| YOUR TASK |
Set the lines down again exactly, first line through the line that contains "base = alt.Chart(df)", with no pictures.
╭─ DATA SHOWN
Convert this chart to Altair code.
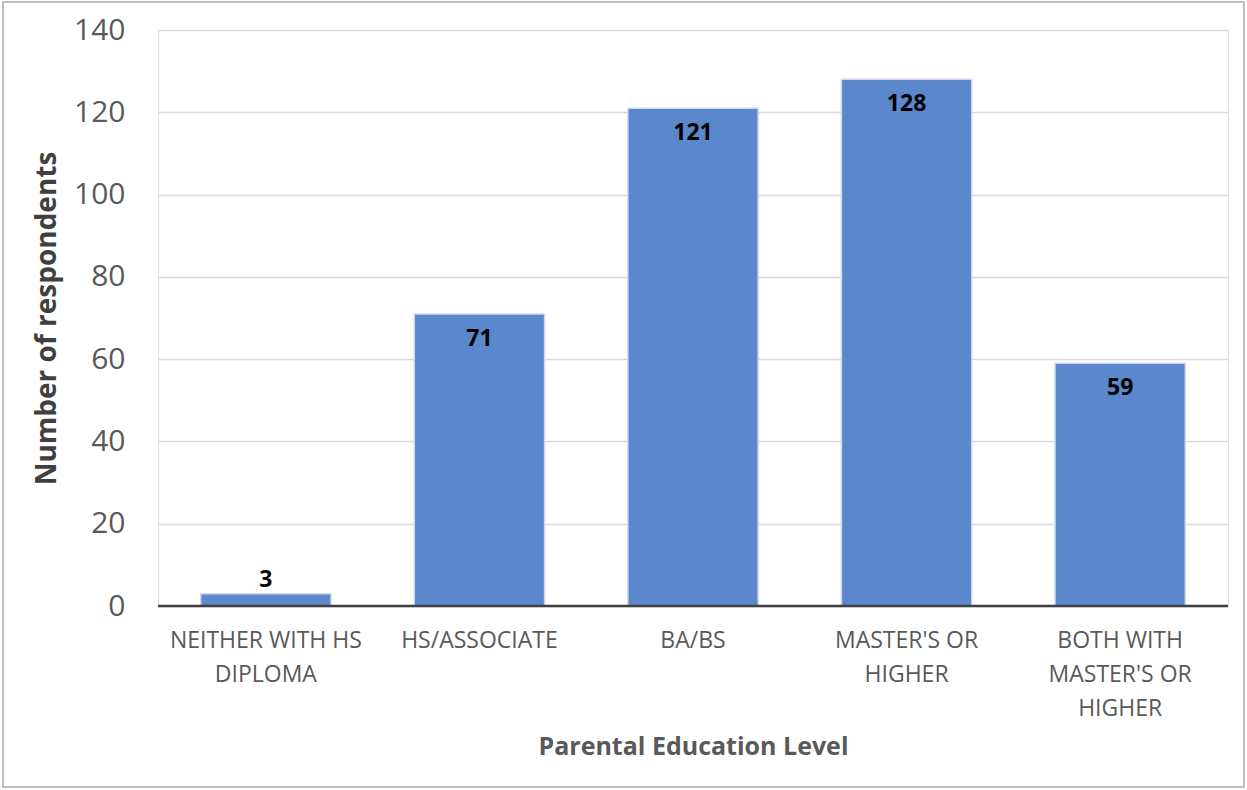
import altair as alt
import pandas as pd

# Survey counts by parental education level
categories = [
    "NEITHER WITH HS|DIPLOMA",
    "HS/ASSOCIATE",
    "BA/BS",
    "MASTER'S OR|HIGHER",
    "BOTH WITH|MASTER'S OR|HIGHER",
]
counts = [3, 71, 121, 128, 59]

df = pd.DataFrame({"level": categories, "count": counts})

W, H = 1070, 576
FONT = "Open Sans"

x_enc = alt.X(
    "level:N",
    sort=categories,
    scale=alt.Scale(paddingInner=0.39, paddingOuter=0.2),
    axis=alt.Axis(
        title="Parental Education Level",
        titleFontSize=25,
        titleFontWeight="bold",
        titleColor="#595959",
        titlePadding=14,
        labelExpr="split(datum.label, '|')",
        labelAngle=0,
        labelFontSize=23,
        labelColor="#595959",
        labelLineHeight=34,
        labelPadding=23,
        labelLimit=300,
        ticks=False,
        domain=False,
        grid=False,
    ),
)

y_enc = alt.Y(
    "count:Q",
    scale=alt.Scale(domain=[0, 140]),
    axis=alt.Axis(
        title="Number of respondents",
        titleFontSize=28,
        titleFontWeight="bold",
        titleColor="#404040",
        titlePadding=12,
        values=[0, 20, 40, 60, 80, 100, 120, 140],
        labelFontSize=30,
        labelColor="#595959",
        labelPadding=33,
        ticks=False,
        domain=False,
        gridColor="#d9d9d9",
        gridWidth=1.5,
    ),
)

base = alt.Chart(df)

bars = base.mark_bar(color="#5b87cd", stroke="#cdd8ec", strokeWidth=1.5).encode(
    x=x_enc, y=y_enc
)

# baseline along zero
zero = alt.Chart(pd.DataFrame({"z": [0]})).mark_rule(
    color="#404040", strokeWidth=2.5
).encode(y="z:Q")

label_style = dict(fontSize=23, fontWeight="bold", color="#000000", font=FONT)

inside = base.transform_filter("datum.count > 10").mark_text(
    baseline="middle", dy=25, **label_style
).encode(x=alt.X("level:N", sort=categories), y="count:Q", text="count:Q")

above = base.transform_filter("datum.count <= 10").mark_text(
    baseline="middle", dy=-14, **label_style
).encode(x=alt.X("level:N", sort=categories), y="count:Q", text="count:Q")

# outer frame around the whole figure
frame = alt.Chart(pd.DataFrame({"f": [0]})).mark_rect(
    fill=None, stroke="#bfbfbf", strokeWidth=2
).encode(
    x=alt.value(-155), x2=alt.value(1086),
    y=alt.value(-28), y2=alt.value(757),
)

chart = (
    alt.layer(bars, zero, inside, above, frame)
    .properties(
        width=W,
        height=H,
        autosize=alt.AutoSizeParams(type="none"),
        padding={"left": 158, "top": 30, "right": 19, "bottom": 184},
        background="#ffffff",
    )
    .configure_view(stroke=None)
    .configure(font=FONT)
)

chart.save("out.html", embed_options={"renderer": "svg", "actions": False})
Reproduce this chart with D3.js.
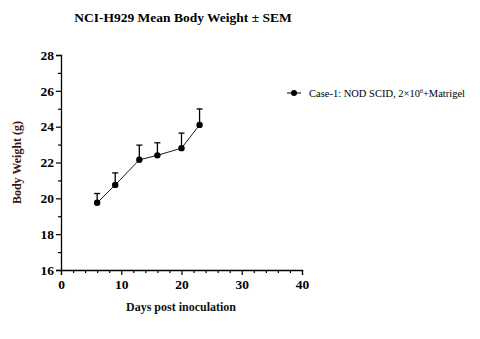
<!DOCTYPE html>
<html lang="en">
<head>
    <meta charset="UTF-8">
    <script src="https://d3js.org/d3.v7.min.js"></script>
    <title>NCI-H929 Mean Body Weight</title>
    <style>
        body { margin: 0; background: #fff; }
        text { font-family: "Liberation Serif", "Times New Roman", serif; }
    </style>
</head>
<body>
    <script>
        var days = [6, 9, 13, 16, 20, 23];
        var meanWeight = [19.75, 20.75, 22.15, 22.4, 22.8, 24.1];
        var sem = [0.52, 0.67, 0.82, 0.7, 0.84, 0.89];
        var xTicks = [0, 10, 20, 30, 40];
        var yTicks = [16, 18, 20, 22, 24, 26, 28];
        var seriesName = "Case-1: NOD SCID, 2\u00d710";

        var w = 480;
        var h = 339;

        var svg = d3.select("body")
                    .append("svg")
                    .attr("width", w)
                    .attr("height", h);

        var x = d3.scaleLinear().domain([0, 40]).range([61, 302]);
        var y = d3.scaleLinear().domain([16, 28]).range([270, 55]);

        // title
        svg.append("text")
            .attr("x", 183)
            .attr("y", 22)
            .attr("text-anchor", "middle")
            .attr("font-weight", "bold")
            .attr("font-size", 13.5)
            .text("NCI-H929 Mean Body Weight \u00b1 SEM");

        // axes
        svg.append("g")
            .attr("transform", "translate(0," + y(16) + ")")
            .call(d3.axisBottom(x).tickValues(xTicks).tickSize(5).tickPadding(4));
        svg.append("g")
            .attr("transform", "translate(0," + y(16) + ")")
            .call(d3.axisBottom(x).tickValues(d3.range(2, 40, 2).filter(function(d) { return d % 10; }))
                .tickSize(3).tickFormat(""))
            .select(".domain").remove();

        svg.append("g")
            .attr("transform", "translate(" + x(0) + ",0)")
            .call(d3.axisLeft(y).tickValues(yTicks).tickSize(5).tickPadding(2));
        svg.append("g")
            .attr("transform", "translate(" + x(0) + ",0)")
            .call(d3.axisLeft(y).tickValues(d3.range(17, 28, 2)).tickSize(3).tickFormat(""))
            .select(".domain").remove();

        svg.selectAll(".domain").attr("stroke", "#000").attr("stroke-width", 1.3);
        svg.selectAll(".tick line").attr("stroke", "#000").attr("stroke-width", 1.2);
        svg.selectAll(".tick text")
            .attr("font-family", "'Liberation Serif', serif")
            .attr("font-weight", "bold")
            .attr("font-size", 13.5)
            .attr("fill", "#000");

        // axis labels
        svg.append("text")
            .attr("x", 181)
            .attr("y", 311)
            .attr("text-anchor", "middle")
            .attr("font-weight", "bold")
            .attr("font-size", 12)
            .attr("fill", "#111")
            .text("Days post inoculation");

        svg.append("text")
            .attr("transform", "translate(21," + y(22) + ") rotate(-90)")
            .attr("text-anchor", "middle")
            .attr("font-weight", "bold")
            .attr("font-size", 12)
            .attr("fill", "#3d1414")
            .text("Body Weight (g)");

        var data = days.map(function(d, i) {
            return { day: d, mean: meanWeight[i], sem: sem[i] };
        });

        // error bars (upper only)
        var err = svg.selectAll("g.err")
            .data(data)
            .enter()
            .append("g")
            .attr("class", "err");
        err.append("line")
            .attr("x1", function(d) { return x(d.day); })
            .attr("x2", function(d) { return x(d.day); })
            .attr("y1", function(d) { return y(d.mean); })
            .attr("y2", function(d) { return y(d.mean + d.sem); })
            .attr("stroke", "#000")
            .attr("stroke-width", 1.3);
        err.append("line")
            .attr("x1", function(d) { return x(d.day) - 3; })
            .attr("x2", function(d) { return x(d.day) + 3; })
            .attr("y1", function(d) { return y(d.mean + d.sem); })
            .attr("y2", function(d) { return y(d.mean + d.sem); })
            .attr("stroke", "#000")
            .attr("stroke-width", 1.3);

        var line = d3.line()
            .x(function(d) { return x(d.day); })
            .y(function(d) { return y(d.mean); });

        svg.append("path")
            .datum(data)
            .attr("d", line)
            .attr("fill", "none")
            .attr("stroke", "#000")
            .attr("stroke-width", 0.9);

        svg.selectAll("circle.pt")
            .data(data)
            .enter()
            .append("circle")
            .attr("class", "pt")
            .attr("cx", function(d) { return x(d.day); })
            .attr("cy", function(d) { return y(d.mean); })
            .attr("r", 3.2)
            .attr("fill", "#000");

        // legend
        var lg = svg.append("g").attr("transform", "translate(287,93)");
        lg.append("line")
            .attr("x1", 0).attr("x2", 14)
            .attr("y1", 0).attr("y2", 0)
            .attr("stroke", "#000").attr("stroke-width", 1);
        lg.append("circle")
            .attr("cx", 7).attr("cy", 0).attr("r", 3)
            .attr("fill", "#000");
        var lt = lg.append("text")
            .attr("x", 22)
            .attr("y", 3.5)
            .attr("font-size", 10.5)
            .attr("fill", "#000")
            .text(seriesName);
        lt.append("tspan")
            .attr("font-size", 6)
            .attr("dy", -4)
            .text("6");
        lt.append("tspan")
            .attr("dy", 4)
            .text("+Matrigel");
    </script>
</body>
</html>
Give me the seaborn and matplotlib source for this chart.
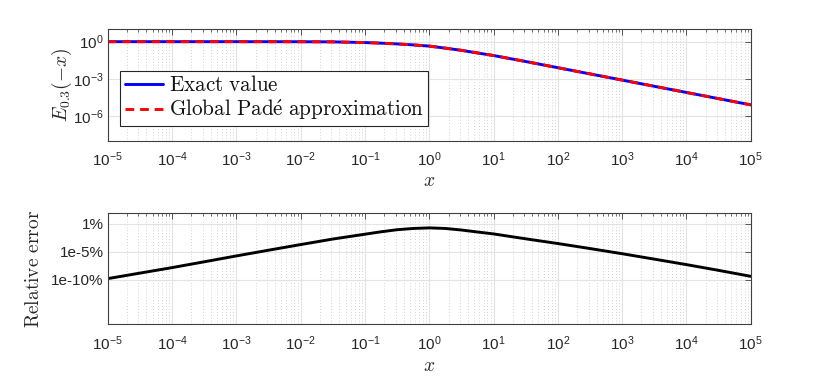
╰─
| SOLUTION |
Convert this chart to Altair code.
import altair as alt
import pandas as pd

# Survey counts by parental education level
categories = [
    "NEITHER WITH HS|DIPLOMA",
    "HS/ASSOCIATE",
    "BA/BS",
    "MASTER'S OR|HIGHER",
    "BOTH WITH|MASTER'S OR|HIGHER",
]
counts = [3, 71, 121, 128, 59]

df = pd.DataFrame({"level": categories, "count": counts})

W, H = 1070, 576
FONT = "Open Sans"

x_enc = alt.X(
    "level:N",
    sort=categories,
    scale=alt.Scale(paddingInner=0.39, paddingOuter=0.2),
    axis=alt.Axis(
        title="Parental Education Level",
        titleFontSize=25,
        titleFontWeight="bold",
        titleColor="#595959",
        titlePadding=14,
        labelExpr="split(datum.label, '|')",
        labelAngle=0,
        labelFontSize=23,
        labelColor="#595959",
        labelLineHeight=34,
        labelPadding=23,
        labelLimit=300,
        ticks=False,
        domain=False,
        grid=False,
    ),
)

y_enc = alt.Y(
    "count:Q",
    scale=alt.Scale(domain=[0, 140]),
    axis=alt.Axis(
        title="Number of respondents",
        titleFontSize=28,
        titleFontWeight="bold",
        titleColor="#404040",
        titlePadding=12,
        values=[0, 20, 40, 60, 80, 100, 120, 140],
        labelFontSize=30,
        labelColor="#595959",
        labelPadding=33,
        ticks=False,
        domain=False,
        gridColor="#d9d9d9",
        gridWidth=1.5,
    ),
)

base = alt.Chart(df)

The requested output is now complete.